“‘Big Mouth’: A Well-Done Teen Romp with an Unexpected Side of Good Advice”

By Maya Mukherjee, age 15, United Nations International School, New York City


Puberty, a time marked, quite literally, by sweat stains and body hair, is a period most of us would not like to memorialize. Barring the creators of “Big Mouth,” that is. Netflix’s four-season animated sensation centers on adolescent boys Nick and Andrew and their pubescent escapades in an American suburb. It’s nothing short of a loud, colorful love letter to our most gangly, acne-ridden years.

The writers’ vivid recollection of puberty without rose-colored glasses hits home for many teens such as myself.
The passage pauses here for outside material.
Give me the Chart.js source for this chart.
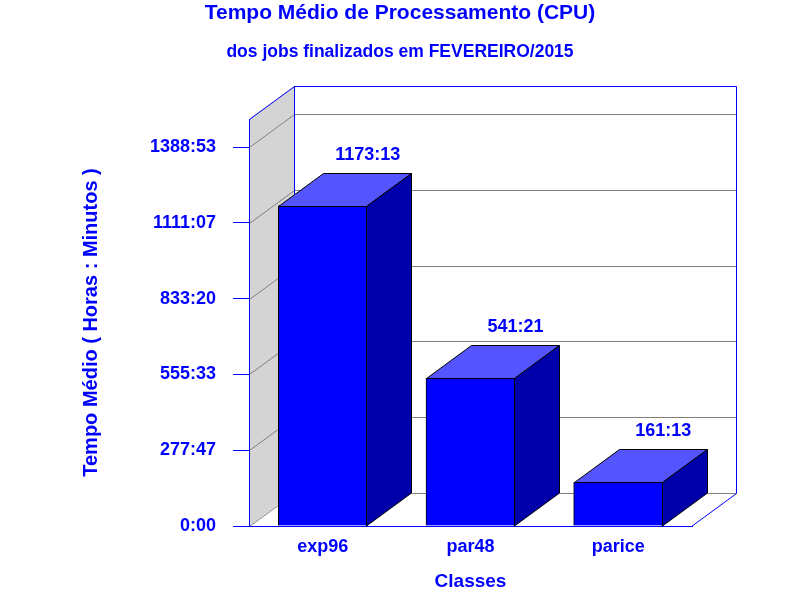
<!DOCTYPE html>
<html><head><meta charset="utf-8">
<script src="https://cdn.jsdelivr.net/npm/chart.js@4.4.1/dist/chart.umd.min.js"></script>
<style>html,body{margin:0;padding:0;background:#fff;}canvas{display:block;}</style>
</head><body>
<canvas id="c" width="800" height="600"></canvas>
<script>
const TITLE = 'Tempo Médio de Processamento (CPU)';
const SUBTITLE = 'dos jobs finalizados em FEVEREIRO/2015';
const X_TITLE = 'Classes';
const Y_TITLE = 'Tempo Médio ( Horas : Minutos )';
const CATEGORIES = ['exp96', 'par48', 'parice'];
// values in minutes: 1173:13, 541:21, 161:13
const VALUES_MIN = [70393, 32481, 9673];
const VALUE_LABELS = ['1173:13', '541:21', '161:13'];
const TICK_VALUES = [0, 16667, 33333, 50000, 66667, 83333];
const TICK_LABELS = ['0:00', '277:47', '555:33', '833:20', '1111:07', '1388:53'];
const Y_MAX = 89500;

const DX = 45, DY = -33;
const FONT = "'Liberation Sans', Arial, sans-serif";
const BLUE = '#0000FF';

function poly(ctx, pts) {
  ctx.beginPath();
  ctx.moveTo(pts[0][0], pts[0][1]);
  for (let i = 1; i < pts.length; i++) ctx.lineTo(pts[i][0], pts[i][1]);
  ctx.closePath();
  ctx.fill();
  ctx.stroke();
}

const threeD = {
  id: 'threeD',
  beforeDraw(chart) {
    const {ctx, chartArea: a} = chart;
    const y = chart.scales.y;
    const L = a.left, R = a.right, T = a.top, B = a.bottom;
    ctx.save();
    ctx.fillStyle = '#fff';
    ctx.fillRect(0, 0, chart.width, chart.height);
    // left wall
    ctx.fillStyle = '#D4D4D4';
    ctx.beginPath();
    ctx.moveTo(L, B); ctx.lineTo(L + DX, B + DY); ctx.lineTo(L + DX, T + DY); ctx.lineTo(L, T);
    ctx.closePath(); ctx.fill();
    // grid lines on walls
    ctx.strokeStyle = '#808080'; ctx.lineWidth = 1;
    TICK_VALUES.forEach(v => {
      const py = Math.round(y.getPixelForValue(v)) + 0.5;
      ctx.beginPath();
      ctx.moveTo(L + 0.5, py);
      ctx.lineTo(L + DX + 0.5, py + DY);
      ctx.lineTo(R + DX - 0.5, py + DY);
      ctx.stroke();
    });
    // blue frame
    ctx.strokeStyle = BLUE;
    ctx.beginPath();
    ctx.moveTo(L + 0.5, T + 0.5);
    ctx.lineTo(L + DX + 0.5, T + DY + 0.5);
    ctx.lineTo(R + DX - 0.5, T + DY + 0.5);
    ctx.lineTo(R + DX - 0.5, B + DY + 0.5);
    ctx.lineTo(R - 0.5, B + 0.5);
    ctx.moveTo(L + DX + 0.5, T + DY + 0.5);
    ctx.lineTo(L + DX + 0.5, B + DY + 0.5);
    ctx.stroke();
    ctx.restore();
  },
  afterDatasetsDraw(chart) {
    const ctx = chart.ctx;
    const meta = chart.getDatasetMeta(0);
    ctx.save();
    ctx.lineWidth = 1;
    ctx.strokeStyle = '#000';
    meta.data.forEach((bar, i) => {
      const p = bar.getProps(['x', 'y', 'base', 'width'], true);
      const xa = Math.round(p.x - p.width / 2) + 0.5;
      const xb = Math.round(p.x + p.width / 2) - 0.5;
      const ya = Math.round(p.y) + 0.5;
      const yb = Math.round(p.base);
      ctx.fillStyle = '#5555FF';
      poly(ctx, [[xa, ya], [xa + DX, ya + DY], [xb + DX, ya + DY], [xb, ya]]);
      ctx.fillStyle = '#0000AA';
      poly(ctx, [[xb, ya], [xb + DX, ya + DY], [xb + DX, yb + DY], [xb, yb]]);
      ctx.fillStyle = BLUE;
      ctx.font = 'bold 18px ' + FONT;
      ctx.textAlign = 'center';
      ctx.textBaseline = 'alphabetic';
      ctx.fillText(VALUE_LABELS[i], p.x + DX, p.y + DY - 13);
    });
    ctx.restore();
  },
  afterDraw(chart) {
    const ctx = chart.ctx;
    ctx.save();
    ctx.fillStyle = BLUE;
    ctx.textAlign = 'center';
    ctx.textBaseline = 'alphabetic';
    ctx.font = 'bold 21px ' + FONT;
    ctx.fillText(TITLE, 400, 19);
    ctx.font = 'bold 17.5px ' + FONT;
    ctx.fillText(SUBTITLE, 400, 57);
    ctx.restore();
  }
};

new Chart(document.getElementById('c'), {
  type: 'bar',
  data: {
    labels: CATEGORIES,
    datasets: [{
      data: VALUES_MIN,
      backgroundColor: BLUE,
      borderColor: '#000',
      borderWidth: 1,
      borderSkipped: 'start',
      barThickness: 89
    }]
  },
  options: {
    responsive: false,
    animation: false,
    devicePixelRatio: 1,
    layout: { padding: { top: 119, right: 108, bottom: 0, left: 0 } },
    plugins: {
      legend: { display: false },
      title: { display: false },
      tooltip: { enabled: false }
    },
    scales: {
      x: {
        grid: { display: false, drawTicks: false },
        border: { display: true, color: BLUE, width: 1 },
        ticks: { color: BLUE, padding: 12, maxRotation: 0, font: { family: FONT, size: 18, weight: 'bold', lineHeight: 1 } },
        title: { display: true, text: X_TITLE, color: BLUE, font: { family: FONT, size: 19, weight: 'bold', lineHeight: 1 }, padding: { top: 0, bottom: 9 } },
        afterFit(s) { s.height = 74; }
      },
      y: {
        min: 0,
        max: Y_MAX,
        afterBuildTicks(s) { s.ticks = TICK_VALUES.map(v => ({ value: v })); },
        grid: { drawOnChartArea: false, drawTicks: true, tickLength: 16, color: BLUE },
        border: { display: true, color: BLUE, width: 1 },
        ticks: { color: BLUE, padding: 17, font: { family: FONT, size: 18, weight: 'bold', lineHeight: 1 }, callback: (v, i) => TICK_LABELS[i] },
        title: { display: true, text: Y_TITLE, color: BLUE, font: { family: FONT, size: 20, weight: 'bold', lineHeight: 1 }, padding: { top: 81, bottom: 0 } },
        afterFit(s) { s.width = 249; }
      }
    }
  },
  plugins: [threeD]
});
</script>
</body></html>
When the show’s female lead, Jesse, uses a tampon for the first time, we are spared the trite blood drop on the spotless white underwear. Instead, the event is the main plotline in an episode whose title speaks for itself: “The Hugest Period Ever.” If these milestones of change aren’t clear enough, each character is given a “Hormone Monster” — the embodiment of many teens’ most murky, indecent and downright disgusting thoughts.

Don’t let the Adult Swim-esque facade fool you, though. While characters make raunchy jokes galore, “Big Mouth” writers don’t fall into the reductive “dark humor” pitfalls of “South Park” and “Family Guy” fame. Instead, the show uses its popularity with teens to tackle serious issues like depression, sexual identity and consent. It even sends positive messages that can’t be easily dismissed with a flick of the finger on the “barf” or “cringe” emojis.

The show’s ability to portray the ups and downs of puberty with admirable accuracy and minimal self-consciousness allows it to take on the role of the “cool counselor.” That is, an adult who understands the sometimes kaleidoscope-vibrant and sometimes silent-film-austere teen perspective. This authenticity doesn’t just make the show relatable, it gives it credibility. Whether it’s the portrayal of the benefits of therapy and meditation or suggestions on how to navigate childhood friendships and first romances, the teen viewer is actually willing to tune in and listen. And yes, it seems silly to pay more heed to Zen, all-knowing toads on an animated show than to education professionals. But teens are more ready to hear “Big Mouth’s” take because it’s like getting the lowdown from a slightly older friend, rather than a lecture from a tired teacher bound by state guidelines.

Though it may have been out-watched by “Bridgerton” and “The Queen’s Gambit,” “Big Mouth’s” mix of foul language, filthy humor and friendly counsel provides the ideal respite for any Zoom-beleaguered teen.